Davis, 53, will become CEO of the group, while Glencore CEO Ivan Glasenberg, 55, will be deputy CEO and president, under the plan. The chairmanship and chief financial officer posts will also go to Xstrata’s John Bond and Trevor Reid, with Glencore CFO Steven Kalmin becoming Reid’s deputy. The board will include Davis, Glasenberg and a further four non-executive directors from each side of the deal.
“I’ve spoken to quite a few shareholders before we announced the deal,” Davis said in a conference call with U.S. analysts and investors. “The majority of the shareholders I spoke to were clearly behind the logic of the deal.”
The Xstrata and Glencore boards are “committed to the deal,” Davis said. “We think it’s structured well, we think the governance is right, the terms are right.”
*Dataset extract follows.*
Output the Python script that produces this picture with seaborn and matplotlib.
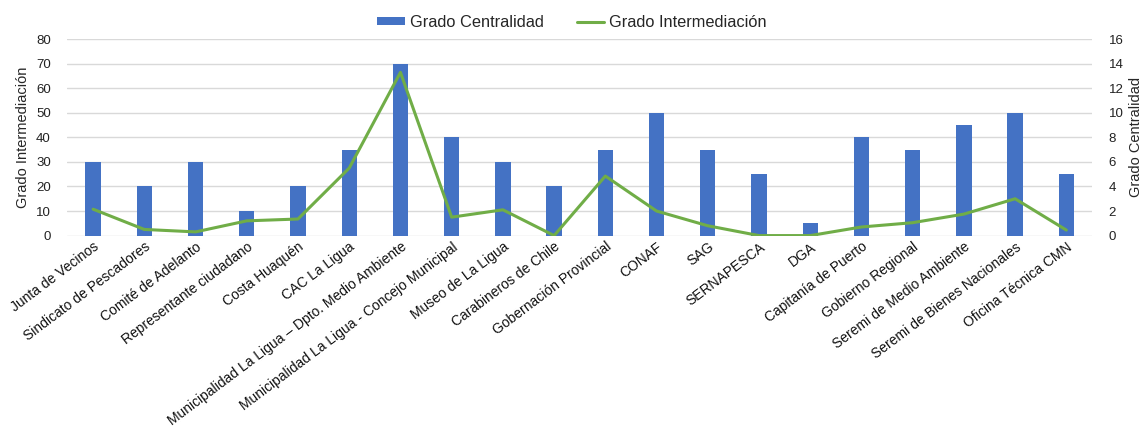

Ian Henderson, a fund manager at JPMorgan Asset Management who helps oversee about $8 billion, including Xstrata shares, said “we will think about it carefully” before deciding on whether to accept Glencore’s offer.
‘Marriage With Logic’
“I don’t think it’s an automatic tick in the box saying this is a marriage made in heaven,” Henderson said in an interview in Cape Town. “But that being said, it’s a marriage that has got a huge amount of logic.”
Glencore won’t be allowed to vote its 34.1 percent holding in Xstrata on the merger, according to the U.K.’s takeover code, putting the final decision into the hands of the minority shareholders who control the remaining 65.9 percent. The Baar, Switzerland-based trader has secured 37.2 percent of its own shareholders’ votes for the deal, according to a statement.
“It’s round one and it’s going to be long and twisted battle,” Michael Rawlinson of Liberum Capital Ltd., said in an interview in Cape Town.
Nik Stanojevic, a London-based analyst at Brewin Dolphin Ltd., which manages about 24 billion pounds, including Glencore and Xstrata shares, said he expects the transaction to succeed on terms not far from the current offer.
“There are no other offers out there, so if Glencore walks away Xstrata’s share price will fall 15 to 20 percent,” Stanojevic said. “The ratio could rise to 3, but I’d be surprised if it reaches much higher than that. The premium Glencore pays should be lowered by the fact its stake already gives it significant control.”